The pension levy was introduced under a seemingly innocuous piece of legislation, the Finance (No.2) Act 2011. The Act, insofar as it provides for the levy, is just 10 pages long. Less is more? Not in this case. While the dust hasn’t quite settled on the financial impact of the levy on struggling pension schemes, practitioners are still struggling to get to grips with exactly what some of the more technical requirements under the legislation mean, and how they can be complied with. The primary problem practitioners are having in deciphering what is required under the legislation is a lack of clarity, loose drafting and, in some cases, seemingly superfluous wording. In the case of the Finance (No.2) Act 2011, the Government would have been well-advised to follow the approach of “more is more”.
For example, who does the legislation intend should pay the levy? This, you would have thought, is a pretty fundamental question and while it is difficult to impose an unfair tax on a tax-paying pensioner or scheme member, it is also difficult to justify its imposition on struggling employers with already unmanageable defined benefit liabilities. Rather than giving clarity on this matter, the legislature seems to have come to the same conclusion and left the question of who bears the cost of paying the levy to trustees, employers and (to a lesser extent) employee representative groups like trade unions. The Act gives trustees the machinery to reduce member benefits if necessary but does not obligate them to use this power. It then muddies the water by classifying the levy as a “necessary disbursement” of the pension scheme, a phrase which has no apparent relevance to the levy or what it is.

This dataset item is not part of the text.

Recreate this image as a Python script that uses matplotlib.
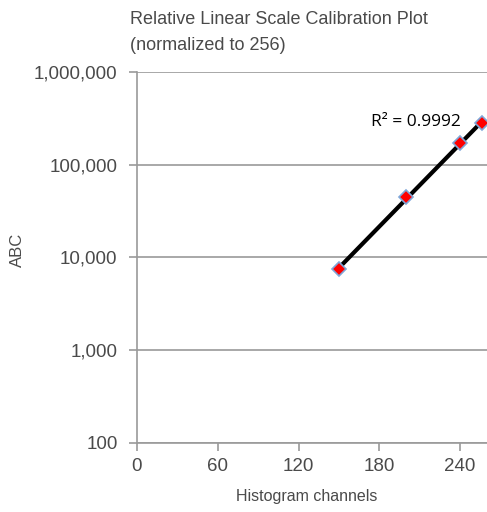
import matplotlib
matplotlib.use("Agg")
import matplotlib.pyplot as plt
import matplotlib.ticker as mticker
import numpy as np

# calibration points: histogram channel vs ABC
channels = [150, 200, 240, 256]
abc = [7500, 45000, 170000, 280000]
r2_label = "R² = 0.9992"

xticks = [0, 60, 120, 180, 240]
yticks = [100, 1000, 10000, 100000, 1000000]

grey = "#9a9a9a"
txt = "#4a4a4a"
plt.rcParams['font.family'] = ['Liberation Sans', 'DejaVu Sans']

fig = plt.figure(figsize=(4.87, 5.12), dpi=100)
ax = fig.add_axes([0.2813, 0.1348, 0.7187, 0.7246])

# exponential trendline (linear fit of log10 values)
slope, icept = np.polyfit(channels, np.log10(abc), 1)
xs = np.array([min(channels), max(channels)])
ax.plot(xs, 10 ** (slope * xs + icept), color="black", lw=3, zorder=3)
ax.plot(channels, abc, linestyle="none", marker="D", ms=7, mfc="#ff0000",
        mec="#7fa6d8", mew=1.2, zorder=4)

ax.set_yscale("log")
ax.set_xlim(0, 260)
ax.set_ylim(100, 1000000)
ax.set_xticks(xticks)
ax.set_yticks(yticks)
ax.yaxis.set_minor_locator(mticker.NullLocator())
ax.yaxis.set_major_formatter(mticker.FuncFormatter(lambda v, p: f"{int(v):,}"))
ax.grid(axis="y", color=grey, lw=1.2)
ax.set_axisbelow(True)

for s in ["top", "right"]:
    ax.spines[s].set_visible(False)
for s in ["left", "bottom"]:
    ax.spines[s].set_color(grey)
    ax.spines[s].set_linewidth(1.2)
ax.tick_params(axis="both", colors=grey, length=6, width=1.2, labelsize=13.5,
               labelcolor=txt)
ax.tick_params(axis="x", pad=5)
ax.tick_params(axis="y", pad=8)

ax.text(0.925, 0.865, r2_label, transform=ax.transAxes, ha="right", va="center",
        fontsize=12.5, color="black", family=["Open Sans", "DejaVu Sans"])

fig.text(130 / 487, 1 - 20 / 512, "Relative Linear Scale Calibration Plot",
         fontsize=13, color=txt, va="center")
fig.text(130 / 487, 1 - 45 / 512, "(normalized to 256)",
         fontsize=13, color=txt, va="center")
fig.text(17 / 487, 1 - 250 / 512, "ABC", rotation=90, fontsize=12,
         color=txt, va="center", ha="center")
fig.text(307 / 487, 1 - 497 / 512, "Histogram channels", fontsize=11.5,
         color=txt, va="center", ha="center")

fig.savefig("out.png", dpi=100)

In reality, the members will bear the cost of the levy under DC schemes other than where their employer makes a decision that it wants to bear the cost on behalf of the members. In a DB context, the answer is much less clear, but where a scheme is a balance of cost arrangement, the employer may be liable to pick up the cost and the trustees might therefore be slow to exercise their power to reduce benefits other than the most unusual situations. Such situations may include where an employer’s future commitment to the scheme is at stake or where the existing deficit is so unmanageable and unlikely to be funded that to add to that deficit (with the result of member benefits being scaled back anyway) would mean that trustees could expose themselves to a negligence action where they fail to exercise their legislative powers.
This uncertainty is a very unsatisfactory result from a loosely drafted and unclear piece of legislation. With DB schemes in difficulty (and with the new funding standard proposed likely to make their position worse) and a real discontent amongst workers as to the level of taxes, levies and charges already being imposed, it seems the legislature has copped out of this one and left trustees and employers in extremely difficult positions.